4000 Miles at Magic Carpet Showroom
Amy Herzog's Intriguing Play in Denver
By: Susan Hall - Jun 13, 2016
4000 Miles
By Amy Herzog
Directed by Gavin Mayer
Cast: Billie McBride (Vera), Kevin Kantor (Leo), Katie Cross (Bec), Samantha Saunders (Amanda).
Cherry Creek Theatre
Denver, Colorado
June 12, thru June 26
Every nook and canny of Denver offers wonderful theatre experiences. Cherry Creek Theatre is nestled into Shaver Ramsey Oriental Rugs. For six years, a large showroom has been cleared of rugs for weekend performances of three, month-long runs, of Cherry Creek's productions.

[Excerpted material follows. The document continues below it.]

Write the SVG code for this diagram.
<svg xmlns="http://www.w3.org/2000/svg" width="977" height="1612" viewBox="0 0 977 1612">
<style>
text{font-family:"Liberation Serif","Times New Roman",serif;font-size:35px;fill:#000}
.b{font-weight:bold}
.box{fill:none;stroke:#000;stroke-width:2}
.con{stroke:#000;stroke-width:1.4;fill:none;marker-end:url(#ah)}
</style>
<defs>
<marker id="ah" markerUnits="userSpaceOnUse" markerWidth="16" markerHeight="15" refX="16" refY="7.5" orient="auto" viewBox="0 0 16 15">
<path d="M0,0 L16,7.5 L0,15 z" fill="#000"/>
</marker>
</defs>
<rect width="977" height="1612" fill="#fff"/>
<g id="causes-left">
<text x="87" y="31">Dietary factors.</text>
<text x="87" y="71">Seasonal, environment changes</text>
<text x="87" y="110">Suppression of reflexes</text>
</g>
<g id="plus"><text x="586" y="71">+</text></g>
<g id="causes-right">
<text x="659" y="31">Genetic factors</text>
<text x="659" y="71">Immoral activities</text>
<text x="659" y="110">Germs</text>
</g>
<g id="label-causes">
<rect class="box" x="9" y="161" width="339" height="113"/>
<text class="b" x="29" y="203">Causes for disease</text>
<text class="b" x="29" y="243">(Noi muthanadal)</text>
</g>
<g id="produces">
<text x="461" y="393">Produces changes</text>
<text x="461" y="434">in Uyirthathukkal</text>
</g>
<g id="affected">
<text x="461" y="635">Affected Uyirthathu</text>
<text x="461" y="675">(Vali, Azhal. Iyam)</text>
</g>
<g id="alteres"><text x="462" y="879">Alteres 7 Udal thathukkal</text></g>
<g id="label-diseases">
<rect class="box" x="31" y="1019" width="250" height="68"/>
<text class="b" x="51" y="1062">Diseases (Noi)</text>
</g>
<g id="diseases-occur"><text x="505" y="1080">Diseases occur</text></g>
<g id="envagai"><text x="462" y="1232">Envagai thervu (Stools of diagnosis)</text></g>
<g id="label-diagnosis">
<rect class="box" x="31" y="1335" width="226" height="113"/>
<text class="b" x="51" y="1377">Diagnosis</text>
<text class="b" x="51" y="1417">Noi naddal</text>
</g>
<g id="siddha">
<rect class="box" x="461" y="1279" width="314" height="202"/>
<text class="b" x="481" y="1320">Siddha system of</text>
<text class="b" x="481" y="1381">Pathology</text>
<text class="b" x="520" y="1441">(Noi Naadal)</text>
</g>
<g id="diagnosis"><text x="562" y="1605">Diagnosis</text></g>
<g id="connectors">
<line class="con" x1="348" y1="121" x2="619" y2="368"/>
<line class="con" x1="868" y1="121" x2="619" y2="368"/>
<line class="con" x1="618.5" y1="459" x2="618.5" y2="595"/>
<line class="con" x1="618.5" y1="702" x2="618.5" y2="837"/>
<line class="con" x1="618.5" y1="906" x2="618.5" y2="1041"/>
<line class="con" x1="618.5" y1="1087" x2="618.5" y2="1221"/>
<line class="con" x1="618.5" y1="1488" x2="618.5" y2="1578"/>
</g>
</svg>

Seats are arranged to form theater in the round. Gavin Mayer directs Amy Herzog's 4000 Miles to reveal the secrets of shadow photography and the ritual dipping of the wheel in the Pacific and Atlantic by cross country bicyclists.
Herzog's play is written with an ear for the language of people groping for words in difficult situations. A 91-year-old grandmother and her grandson, whose friend has just been suffocated to death by a ton of Tyson's chickens, have an edgy meeting. Both are needy. Neither wants to show their need.
The play is at once funny and moving. Gavin Mayer directs perfect jagged jolts as the two move toward and away from each other. It is the choreography of yearning and fear.
Kevin Kantor's performance as Leo, the grandson, is particularly striking. His head seems to bobble on his shoulders as he struggles to figure out where he is and express himself. His limbs all move in and out of his body. He physicalizes the slow and uneven release of pain about which he is finally able to speak.
Grandmother Vera, as she is captured by Billie McBride, gets the feeling of the story of the death of his friend, but her hearing aid is turned off, and she only catches words here and there.
McBride has won every imaginable theatre award in Denver, and is headed for another one. As you watch her make her way from the front door of her apartment through the living room to her own room in back, she is at once straight-backed firm and made vulnerable by age.
Vera often spends a moment trying to recollect just the right word, but she is still sharp as a tack. She keeps Karl Marx and Russian history at the ready in her living room bookcase.
Modulating acceptance of her position alone in the world and not wishing to impinge on the young grandson she loves, McBride etches a vibrant, complicated women indelibly.
Katie Cross as Bec at first tries to one-up Leo as rejector. Cross captures the girlfriend's attraction and confusion.
Samantha Saunders as Amanda has a more rewarding role. An over-the-top Asian girl, who swings between willing and unwilling, grandma fortuitously interrupts impending copulation. The one night stand evaporates, but not before we learn Amanda, fresh from China, is mortally offended by Grandma's library of communist books.
While death forms the brackets of the play, we are released at the end, to see that all things can grow.
A remarkable evening of theatre in a carpet showroom is full of surprise and magic.